• _DATA_:
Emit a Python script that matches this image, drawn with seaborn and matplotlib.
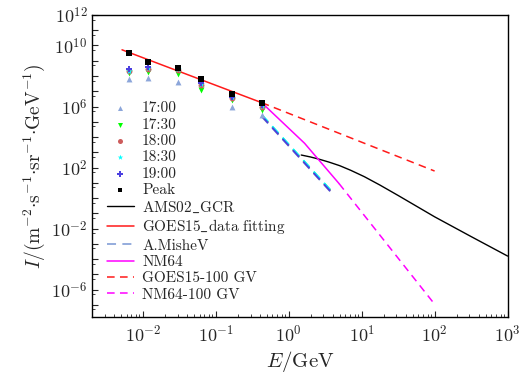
import numpy as np
import matplotlib
matplotlib.use("Agg")
import matplotlib.pyplot as plt
import matplotlib.ticker as mticker
import seaborn as sns

# ---------------- data ----------------
E_ch = [0.0065, 0.0118, 0.030, 0.0625, 0.166, 0.427]
I_1700 = [6.3e7, 7.1e7, 4.3e7, 5.5e7, 1.0e6, 2.8e5]
I_1730 = [1.5e8, 1.9e8, 1.3e8, 1.2e7, 2.7e6, 6.3e5]
I_1800 = [2.0e8, 2.8e8, 2.5e8, 2.6e7, 3.5e6, 9.8e5]
I_1830 = [2.2e8, 3.2e8, 2.8e8, 2.8e7, 4.0e6, 1.1e6]
I_1900 = [2.8e8, 4.1e8, 3.2e8, 3.3e7, 4.5e6, 1.26e6]
I_peak = [3.4e9, 7.9e8, 3.5e8, 6.0e7, 6.3e6, 1.8e6]

mishev_E = [0.43, 4.1]
mishev_1700 = [2.1e5, 1.6]
mishev_1730 = [2.6e5, 2.0]
mishev_1800 = [2.4e5, 1.8]
mishev_1830 = [2.8e5, 2.1]
mishev_1900 = [2.3e5, 1.7]

ams_E = [1.486, 2.0, 2.64, 3.55, 5.01, 7.08, 10.9, 17.8, 31.6, 100.0, 316.0, 1000.0]
ams_I = [661.0, 490.0, 347.0, 229.0, 132.0, 66.0, 25.1, 7.1, 1.48, 0.059, 3.0e-3, 1.58e-4]

fit_E = [0.0052, 0.427]
fit_I = [5.2e9, 1.78e6]
goes100_E = [0.427, 100.0]
goes100_I = [1.78e6, 59.0]

nm64_E = [0.427, 1.65, 4.9]
nm64_I = [1.78e6, 3.9e3, 8.9]
nm64_100_E = [4.9, 100.0]
nm64_100_I = [8.9, 1.1e-7]

time_labels = ["17:00", "17:30", "18:00", "18:30", "19:00"]
time_colors = ["#8ca6da", "#00ff00", "#cd5c5c", "#00ffff", "#4b3fe0"]
time_markers = ["^", "v", "o", "*", "P"]
time_sizes = [18, 18, 18, 24, 20]

# ---------------- style ----------------
sns.set_style("white")
plt.rcParams.update({
    "font.family": "serif",
    "font.serif": ["cmr10"],
    "mathtext.fontset": "cm",
    "axes.formatter.use_mathtext": True,
    "axes.unicode_minus": False,
    "axes.edgecolor": "black",
    "axes.linewidth": 1.0,
})

fig = plt.figure(figsize=(5.19, 3.74), dpi=100)
ax = fig.add_axes([0.178, 0.1524, 0.800, 0.8076])
ax.set_xscale("log")
ax.set_yscale("log")

dash = (0, (5, 3.5))

mishev_sets = [mishev_1700, mishev_1730, mishev_1800, mishev_1830, mishev_1900]
for k, (vals, c) in enumerate(zip(mishev_sets, time_colors)):
    sns.lineplot(x=mishev_E, y=vals, ax=ax, color=c, linestyle=dash, lw=1.3,
                 sort=False, estimator=None,
                 label="A.MisheV" if k == 0 else None, zorder=2)

sns.lineplot(x=ams_E, y=ams_I, ax=ax, color="black", lw=1.0, sort=False,
             estimator=None, label="AMS02$\\_$GCR", zorder=2)
sns.lineplot(x=fit_E, y=fit_I, ax=ax, color="#ff1a1a", lw=1.1, sort=False,
             estimator=None, label="GOES15$\\_$data fitting", zorder=2)
sns.lineplot(x=nm64_E, y=nm64_I, ax=ax, color="#ff00ff", lw=1.1, sort=False,
             estimator=None, label="NM64", zorder=2)
sns.lineplot(x=goes100_E, y=goes100_I, ax=ax, color="#ff1a1a", lw=1.1,
             linestyle=dash, sort=False, estimator=None,
             label="GOES15-100 GV", zorder=2)
sns.lineplot(x=nm64_100_E, y=nm64_100_I, ax=ax, color="#ff00ff", lw=1.1,
             linestyle=dash, sort=False, estimator=None,
             label="NM64-100 GV", zorder=2)

sns.scatterplot(x=E_ch, y=I_peak, ax=ax, marker="s", color="black", s=17,
                linewidth=0, label="Peak", zorder=4)
time_sets = [I_1700, I_1730, I_1800, I_1830, I_1900]
for vals, lab, c, m, s in zip(time_sets, time_labels, time_colors, time_markers, time_sizes):
    sns.scatterplot(x=E_ch, y=vals, ax=ax, marker=m, color=c, s=s,
                    linewidth=0, label=lab, zorder=3)

ax.set_xlim(2.04e-3, 1e3)
ax.set_ylim(1.6e-8, 1e12)

ax.xaxis.set_major_locator(mticker.LogLocator(base=10, numticks=20))
ax.xaxis.set_minor_locator(mticker.LogLocator(base=10, subs=np.arange(2, 10), numticks=40))
ax.xaxis.set_minor_formatter(mticker.NullFormatter())
ydec = list(range(-7, 13))
ax.yaxis.set_major_locator(mticker.FixedLocator([10.0 ** d for d in ydec]))
shown = {12, 10, 6, 2, -2, -6}
ax.yaxis.set_major_formatter(mticker.FuncFormatter(
    lambda v, p: (r"$10^{%d}$" % int(round(np.log10(v)))) if int(round(np.log10(v))) in shown else ""))
ax.yaxis.set_minor_locator(mticker.FixedLocator([5 * 10.0 ** (d - 1) for d in range(-7, 13)]))
ax.yaxis.set_minor_formatter(mticker.NullFormatter())
ax.tick_params(which="major", direction="in", length=4, width=0.8, labelsize=13,
               top=False, right=False, left=True, bottom=True)
ax.tick_params(which="minor", direction="in", length=2, width=0.6,
               top=False, right=False, left=True, bottom=True)
ax.tick_params(axis="x", which="major", pad=5)

ax.set_xlabel(r"$E/\mathrm{GeV}$", fontsize=15, labelpad=3)
ax.set_ylabel(r"$I/(\mathrm{m^{-2}{\cdot}s^{-1}{\cdot}sr^{-1}{\cdot}GeV^{-1}})$",
              fontsize=14, labelpad=3)

order = time_labels + ["Peak", "AMS02$\\_$GCR", "GOES15$\\_$data fitting",
                       "A.MisheV", "NM64", "GOES15-100 GV", "NM64-100 GV"]
h, l = ax.get_legend_handles_labels()
hm = dict(zip(l, h))
ax.legend([hm[k] for k in order], order, loc="lower left",
          bbox_to_anchor=(0.027, 0.041), frameon=False, fontsize=11,
          labelspacing=0.17, handlelength=1.8, handletextpad=0.52,
          borderpad=0.2, borderaxespad=0, scatterpoints=1, markerscale=0.85)

for sp in ax.spines.values():
    sp.set_visible(True)
    sp.set_color("black")

fig.savefig("out.png", dpi=100)
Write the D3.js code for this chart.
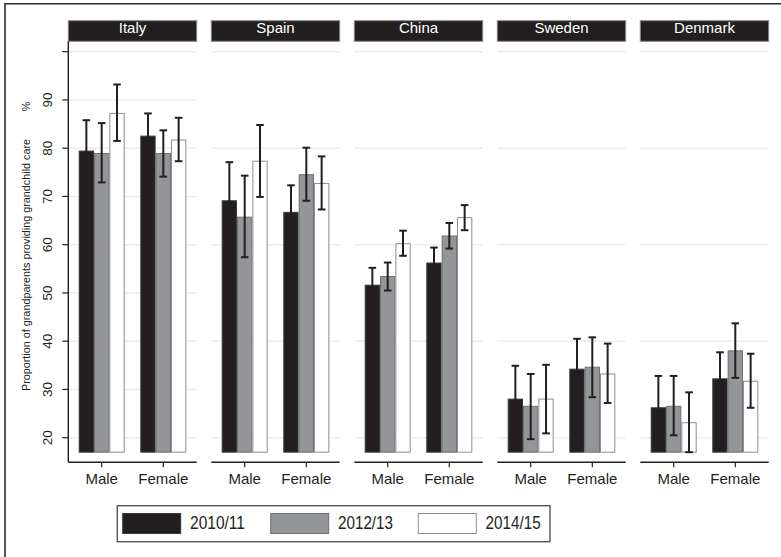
<!DOCTYPE html>
<html>
<head>
<meta charset="utf-8">
<script src="https://cdn.jsdelivr.net/npm/d3@7"></script>
<style>
  html, body { margin: 0; padding: 0; background: #fff; }
  svg { display: block; font-family: "Liberation Sans", Arial, sans-serif; }
</style>
</head>
<body>
<svg id="chart" width="781" height="557"></svg>
<script>
// Grandparents providing grandchild care, by country, sex and survey wave
const countries = ["Italy", "Spain", "China", "Sweden", "Denmark"];
const sexes = ["Male", "Female"];
const waves = ["2010/11", "2012/13", "2014/15"];

// Estimates and 95% CI, ordered country by country: Male, Female
const est2010 = [79.4, 82.5, 69.1, 66.7, 51.6, 56.2, 28.0, 34.2, 26.2, 32.2];
const lo2010  = [73.0, 77.8, 61.1, 61.1, 48.0, 53.0, 21.1, 27.9, 19.6, 26.7];
const hi2010  = [85.8, 87.2, 77.1, 72.3, 55.2, 59.4, 34.9, 40.5, 32.8, 37.7];

const est2012 = [78.9, 78.9, 65.7, 74.5, 53.4, 61.8, 26.5, 34.6, 26.5, 38.0];
const lo2012  = [72.9, 74.1, 57.4, 69.1, 50.5, 59.2, 19.7, 28.4, 20.5, 32.4];
const hi2012  = [85.2, 83.7, 74.3, 80.1, 56.3, 64.5, 33.2, 40.8, 32.8, 43.7];

const est2014 = [87.2, 81.7, 77.3, 72.7, 60.2, 65.6, 28.0, 33.2, 23.1, 31.7];
const lo2014  = [81.5, 77.3, 69.9, 67.3, 57.7, 63.0, 20.9, 27.2, 17.0, 26.2];
const hi2014  = [93.2, 86.3, 84.8, 78.3, 62.9, 68.2, 35.1, 39.5, 29.4, 37.4];

const yTicks = [20, 30, 40, 50, 60, 70, 80, 90, 100];
const yLabels = [20, 30, 40, 50, 60, 70, 80, 90];

const barBase = 17;

const series = [
  { wave: waves[0], est: est2010, lo: lo2010, hi: hi2010 },
  { wave: waves[1], est: est2012, lo: lo2012, hi: hi2012 },
  { wave: waves[2], est: est2014, lo: lo2014, hi: hi2014 }
];

const fills   = { "2010/11": "#231f20", "2012/13": "#939598", "2014/15": "#ffffff" };
const strokes = { "2010/11": "#3a3a3a", "2012/13": "#6f7072", "2014/15": "#8e8e8e" };

const svg = d3.select("#chart");

// outer frame
svg.append("path")
  .attr("d", "M5,560 L5,3.7 L785,3.7")
  .attr("fill", "none").attr("stroke", "#2b2b2b").attr("stroke-width", 1.6);

// layout
const panelLeft = 68.3, panelStep = 143, panelW = 128.4;
const stripTop = 20.7, stripBottom = 41.3;
const plotTop = 41.3, plotBottom = 462.3;

const y = d3.scaleLinear().domain([14.9, 102.15]).range([plotBottom, plotTop]);
const xPanel = d3.scaleBand().domain(countries)
  .range([panelLeft, panelLeft + panelStep * countries.length]).paddingInner(0);
const xSex = d3.scalePoint().domain(sexes).range([0, panelW]).padding(0.542);
const xWave = d3.scaleBand().domain(waves).range([-23, 23]).paddingInner(0);

countries.forEach((country, ci) => {
  const g = svg.append("g").attr("transform", `translate(${xPanel(country)},0)`);

  // gridlines
  const grid = ci === 0 ? yTicks : yTicks.filter(t => t % 20 === 0);
  g.selectAll("line.grid").data(grid).join("line")
    .attr("class", "grid")
    .attr("x1", 0).attr("x2", panelW)
    .attr("y1", d => y(d)).attr("y2", d => y(d))
    .attr("stroke", "#ececec").attr("stroke-width", 1.6);

  // strip
  g.append("rect")
    .attr("x", 0).attr("y", stripTop).attr("width", panelW).attr("height", stripBottom - stripTop)
    .attr("fill", "#231f20").attr("stroke", "#8a8a8a").attr("stroke-width", 1);
  g.append("text")
    .attr("x", panelW / 2).attr("y", 33.4)
    .attr("text-anchor", "middle").attr("fill", "#fff")
    .attr("font-size", 15).text(country);

  // bars
  sexes.forEach((sex, si) => {
    const idx = ci * 2 + si;
    const cx = xSex(sex);
    series.forEach(s => {
      const bx = cx + xWave(s.wave);
      g.append("rect")
        .attr("x", bx + 0.5).attr("y", y(s.est[idx]))
        .attr("width", xWave.bandwidth() - 1)
        .attr("height", y(barBase) - y(s.est[idx]))
        .attr("fill", fills[s.wave]).attr("stroke", strokes[s.wave]).attr("stroke-width", 1);
    });
    series.forEach(s => {
      const mx = cx + xWave(s.wave) + xWave.bandwidth() / 2;
      const eg = g.append("g").attr("stroke", "#231f20").attr("stroke-width", 2);
      eg.append("line").attr("x1", mx).attr("x2", mx)
        .attr("y1", y(s.lo[idx])).attr("y2", y(s.hi[idx]));
      [s.lo[idx], s.hi[idx]].forEach(v => {
        eg.append("line").attr("x1", mx - 3.8).attr("x2", mx + 3.8)
          .attr("y1", y(v)).attr("y2", y(v));
      });
    });
  });

  // x axis
  const xa = g.append("g").attr("transform", `translate(0,${plotBottom})`);
  xa.append("line").attr("x1", 0).attr("x2", panelW).attr("stroke", "#231f20").attr("stroke-width", 1.4);
  sexes.forEach(sex => {
    xa.append("line").attr("x1", xSex(sex)).attr("x2", xSex(sex))
      .attr("y1", 0).attr("y2", 5).attr("stroke", "#231f20").attr("stroke-width", 1.2);
    xa.append("text").attr("x", xSex(sex)).attr("y", 21.7)
      .attr("text-anchor", "middle").attr("font-size", 15).attr("fill", "#231f20").text(sex);
  });
});

// y axis (left panel only)
const ya = svg.append("g").attr("transform", `translate(${panelLeft},0)`);
ya.append("line").attr("y1", plotTop).attr("y2", plotBottom)
  .attr("stroke", "#231f20").attr("stroke-width", 1.4);
ya.selectAll("line.tick").data(yTicks).join("line")
  .attr("class", "tick")
  .attr("x1", -6).attr("x2", 0)
  .attr("y1", d => y(d)).attr("y2", d => y(d))
  .attr("stroke", "#231f20").attr("stroke-width", 1.2);
ya.selectAll("text.tl").data(yLabels).join("text")
  .attr("class", "tl")
  .attr("transform", d => `translate(-16.6,${y(d)}) rotate(-90)`)
  .attr("text-anchor", "middle").attr("font-size", 13.5).attr("fill", "#231f20")
  .text(d => d);

// y title
svg.append("text")
  .attr("transform", "translate(29.5,265) rotate(-90)")
  .attr("text-anchor", "middle").attr("font-size", 10.8).attr("fill", "#231f20")
  .text("Proportion of grandparents providing grandchild care");
svg.append("text")
  .attr("transform", "translate(29.5,106.5) rotate(-90)")
  .attr("text-anchor", "middle").attr("font-size", 10.8).attr("fill", "#231f20")
  .text("%");

// legend
const lg = svg.append("g");
lg.append("rect").attr("x", 117.3).attr("y", 505.7).attr("width", 432.7).attr("height", 36)
  .attr("fill", "#fff").attr("stroke", "#555").attr("stroke-width", 1.4);
const legendX = [122.7, 270.7, 418.3];
waves.forEach((w, i) => {
  lg.append("rect").attr("x", legendX[i]).attr("y", 513.5).attr("width", 58).attr("height", 20)
    .attr("fill", fills[w]).attr("stroke", strokes[w]).attr("stroke-width", 1);
  lg.append("text").attr("x", legendX[i] + 67.3).attr("y", 528.5)
    .attr("font-size", 17.5).attr("fill", "#231f20")
    .attr("textLength", 55).attr("lengthAdjust", "spacingAndGlyphs")
    .text(w);
});
</script>
</body>
</html>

• _WHAT NEEDS TO BE DONE_: The lines from the top of the data above through the one holding "import seaborn as sns" are to be repeated exactly, and only those, with no pictures.

• _THE SOLUTION_:
Emit a Python script that matches this image, drawn with seaborn and matplotlib.
import numpy as np
import matplotlib
matplotlib.use("Agg")
import matplotlib.pyplot as plt
import matplotlib.ticker as mticker
import seaborn as sns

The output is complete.